### What the exercise asks
Return only the number of lines that hold "Emit".

Data items:
********

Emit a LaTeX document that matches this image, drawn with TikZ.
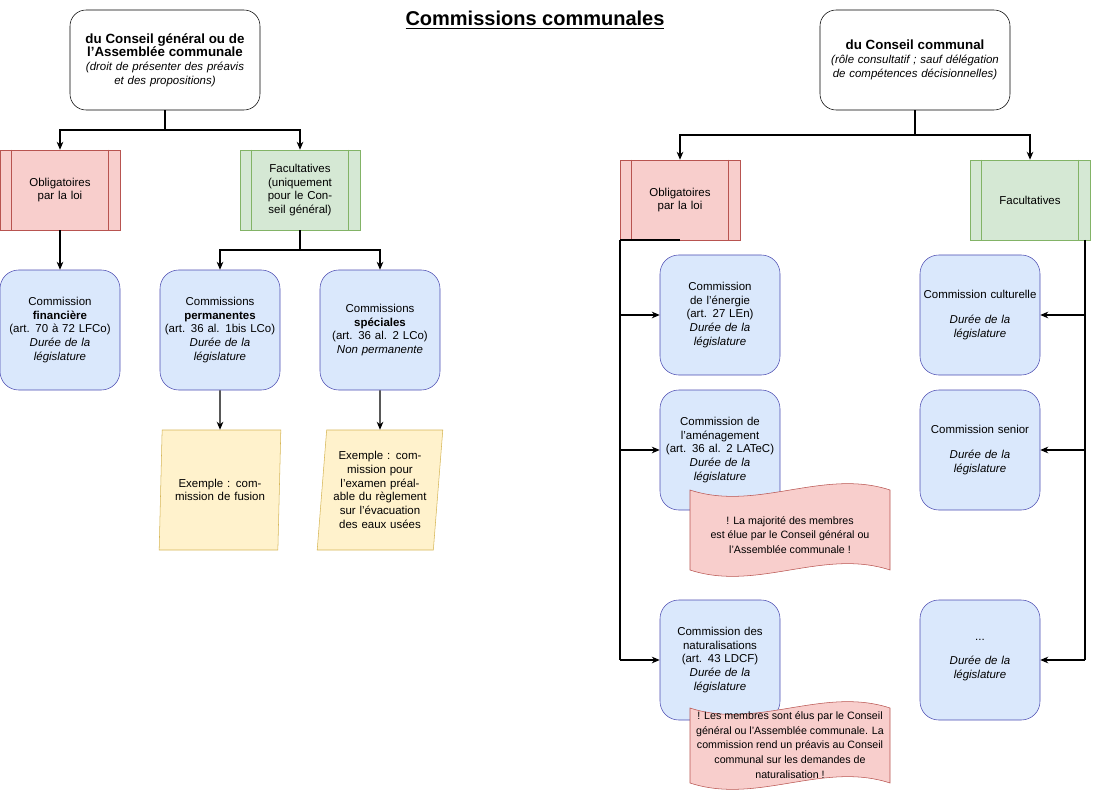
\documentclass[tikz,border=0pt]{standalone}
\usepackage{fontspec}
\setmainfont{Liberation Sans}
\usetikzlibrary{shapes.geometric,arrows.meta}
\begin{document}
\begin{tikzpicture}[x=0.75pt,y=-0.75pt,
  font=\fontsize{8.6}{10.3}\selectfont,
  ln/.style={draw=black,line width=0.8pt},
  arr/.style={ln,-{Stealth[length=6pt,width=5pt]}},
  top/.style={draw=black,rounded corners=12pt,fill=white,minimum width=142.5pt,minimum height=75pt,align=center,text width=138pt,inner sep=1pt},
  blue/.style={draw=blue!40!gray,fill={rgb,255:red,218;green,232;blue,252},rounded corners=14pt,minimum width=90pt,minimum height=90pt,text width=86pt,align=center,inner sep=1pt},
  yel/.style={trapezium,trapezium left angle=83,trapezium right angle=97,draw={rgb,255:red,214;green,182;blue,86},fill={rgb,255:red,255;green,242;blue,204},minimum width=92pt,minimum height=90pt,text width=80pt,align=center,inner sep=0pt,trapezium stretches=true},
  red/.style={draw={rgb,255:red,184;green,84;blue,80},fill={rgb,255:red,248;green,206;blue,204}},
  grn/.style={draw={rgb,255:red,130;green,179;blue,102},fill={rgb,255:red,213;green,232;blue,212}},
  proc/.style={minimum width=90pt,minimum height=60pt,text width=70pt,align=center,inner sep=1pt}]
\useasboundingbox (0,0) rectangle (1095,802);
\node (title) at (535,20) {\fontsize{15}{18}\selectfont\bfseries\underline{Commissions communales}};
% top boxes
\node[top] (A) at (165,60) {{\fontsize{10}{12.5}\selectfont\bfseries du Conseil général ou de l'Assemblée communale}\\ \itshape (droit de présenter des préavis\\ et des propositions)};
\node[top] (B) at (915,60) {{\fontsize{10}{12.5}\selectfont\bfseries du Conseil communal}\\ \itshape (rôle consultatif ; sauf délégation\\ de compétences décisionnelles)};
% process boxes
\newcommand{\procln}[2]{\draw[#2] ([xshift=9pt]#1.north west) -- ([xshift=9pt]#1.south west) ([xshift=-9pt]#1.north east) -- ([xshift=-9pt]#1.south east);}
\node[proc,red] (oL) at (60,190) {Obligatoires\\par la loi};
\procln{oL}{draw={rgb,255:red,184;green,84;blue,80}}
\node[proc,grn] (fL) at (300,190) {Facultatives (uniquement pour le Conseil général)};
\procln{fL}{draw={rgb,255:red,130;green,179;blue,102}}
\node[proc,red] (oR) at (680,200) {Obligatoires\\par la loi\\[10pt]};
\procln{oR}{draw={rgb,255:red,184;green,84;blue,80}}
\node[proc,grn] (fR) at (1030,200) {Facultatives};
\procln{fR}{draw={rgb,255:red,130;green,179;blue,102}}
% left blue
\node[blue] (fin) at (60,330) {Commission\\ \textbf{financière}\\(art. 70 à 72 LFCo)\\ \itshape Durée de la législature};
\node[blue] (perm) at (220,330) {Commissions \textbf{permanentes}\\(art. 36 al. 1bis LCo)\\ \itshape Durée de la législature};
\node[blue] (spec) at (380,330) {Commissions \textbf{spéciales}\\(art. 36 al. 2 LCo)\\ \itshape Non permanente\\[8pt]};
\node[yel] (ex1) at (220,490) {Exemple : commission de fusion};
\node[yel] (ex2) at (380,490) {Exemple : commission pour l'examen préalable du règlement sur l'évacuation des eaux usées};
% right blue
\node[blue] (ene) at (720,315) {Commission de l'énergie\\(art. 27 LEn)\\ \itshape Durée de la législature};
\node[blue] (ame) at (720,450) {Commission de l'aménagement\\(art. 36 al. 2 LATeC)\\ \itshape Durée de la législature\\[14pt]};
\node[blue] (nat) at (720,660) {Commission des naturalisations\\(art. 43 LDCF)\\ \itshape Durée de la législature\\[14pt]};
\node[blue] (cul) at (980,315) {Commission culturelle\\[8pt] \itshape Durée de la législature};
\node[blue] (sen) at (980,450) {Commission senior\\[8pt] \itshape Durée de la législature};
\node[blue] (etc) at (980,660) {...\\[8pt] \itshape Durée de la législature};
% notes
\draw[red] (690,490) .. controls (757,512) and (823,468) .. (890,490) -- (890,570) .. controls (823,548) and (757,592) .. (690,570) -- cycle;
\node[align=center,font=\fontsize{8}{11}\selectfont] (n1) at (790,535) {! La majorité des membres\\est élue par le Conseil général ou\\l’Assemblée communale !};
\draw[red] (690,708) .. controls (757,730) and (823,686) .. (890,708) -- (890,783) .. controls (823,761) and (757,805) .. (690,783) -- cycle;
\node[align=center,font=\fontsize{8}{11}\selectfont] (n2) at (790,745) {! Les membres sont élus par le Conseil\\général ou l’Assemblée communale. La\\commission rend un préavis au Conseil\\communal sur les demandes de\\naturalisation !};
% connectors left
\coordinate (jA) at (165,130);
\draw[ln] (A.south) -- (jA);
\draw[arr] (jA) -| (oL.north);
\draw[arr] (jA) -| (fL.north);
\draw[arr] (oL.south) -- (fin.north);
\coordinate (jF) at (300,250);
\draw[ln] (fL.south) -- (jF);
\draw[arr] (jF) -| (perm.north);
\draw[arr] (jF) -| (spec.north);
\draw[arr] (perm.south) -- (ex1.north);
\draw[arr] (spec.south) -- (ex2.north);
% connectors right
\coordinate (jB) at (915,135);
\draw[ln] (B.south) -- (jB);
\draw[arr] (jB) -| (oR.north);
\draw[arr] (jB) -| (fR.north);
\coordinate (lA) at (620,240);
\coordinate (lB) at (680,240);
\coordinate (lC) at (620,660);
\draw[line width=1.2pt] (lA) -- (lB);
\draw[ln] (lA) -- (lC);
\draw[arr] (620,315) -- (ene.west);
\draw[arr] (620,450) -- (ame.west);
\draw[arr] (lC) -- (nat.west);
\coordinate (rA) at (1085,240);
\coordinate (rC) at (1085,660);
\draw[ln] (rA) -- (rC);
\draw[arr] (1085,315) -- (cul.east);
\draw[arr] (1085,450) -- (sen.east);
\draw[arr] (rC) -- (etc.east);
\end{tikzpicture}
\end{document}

********

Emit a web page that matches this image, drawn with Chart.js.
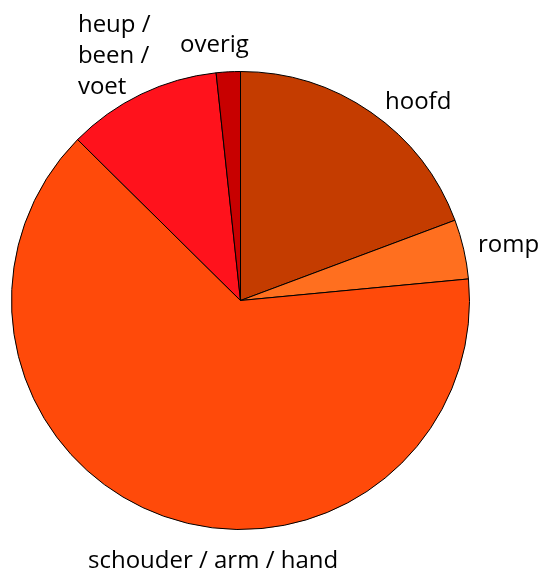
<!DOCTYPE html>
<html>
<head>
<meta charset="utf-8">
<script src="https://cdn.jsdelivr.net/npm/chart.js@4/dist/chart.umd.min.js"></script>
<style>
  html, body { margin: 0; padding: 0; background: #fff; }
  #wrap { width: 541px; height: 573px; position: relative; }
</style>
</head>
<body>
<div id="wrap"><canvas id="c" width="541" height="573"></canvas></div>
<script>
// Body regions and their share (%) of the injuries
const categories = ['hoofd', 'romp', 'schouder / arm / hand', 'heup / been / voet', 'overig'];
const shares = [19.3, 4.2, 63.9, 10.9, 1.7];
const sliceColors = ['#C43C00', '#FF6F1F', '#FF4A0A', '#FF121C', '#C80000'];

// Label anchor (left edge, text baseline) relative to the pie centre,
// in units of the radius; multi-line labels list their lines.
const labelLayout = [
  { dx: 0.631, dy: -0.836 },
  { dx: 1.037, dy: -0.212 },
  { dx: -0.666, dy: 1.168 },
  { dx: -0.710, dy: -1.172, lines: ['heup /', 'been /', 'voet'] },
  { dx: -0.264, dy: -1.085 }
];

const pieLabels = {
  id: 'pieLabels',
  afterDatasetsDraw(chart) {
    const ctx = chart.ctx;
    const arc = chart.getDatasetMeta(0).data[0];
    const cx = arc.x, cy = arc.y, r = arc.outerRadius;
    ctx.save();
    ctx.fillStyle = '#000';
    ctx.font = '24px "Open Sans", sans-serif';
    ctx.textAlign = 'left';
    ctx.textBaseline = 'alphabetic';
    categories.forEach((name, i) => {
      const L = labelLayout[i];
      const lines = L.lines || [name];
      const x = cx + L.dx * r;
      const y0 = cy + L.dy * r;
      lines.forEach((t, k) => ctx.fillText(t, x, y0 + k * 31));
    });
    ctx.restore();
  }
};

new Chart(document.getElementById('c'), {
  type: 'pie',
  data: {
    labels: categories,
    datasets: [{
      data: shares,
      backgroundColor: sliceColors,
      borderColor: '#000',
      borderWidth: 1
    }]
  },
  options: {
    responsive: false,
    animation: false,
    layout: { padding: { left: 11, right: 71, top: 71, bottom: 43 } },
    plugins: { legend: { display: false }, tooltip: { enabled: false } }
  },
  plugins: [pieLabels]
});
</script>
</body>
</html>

********

### Result for this task
2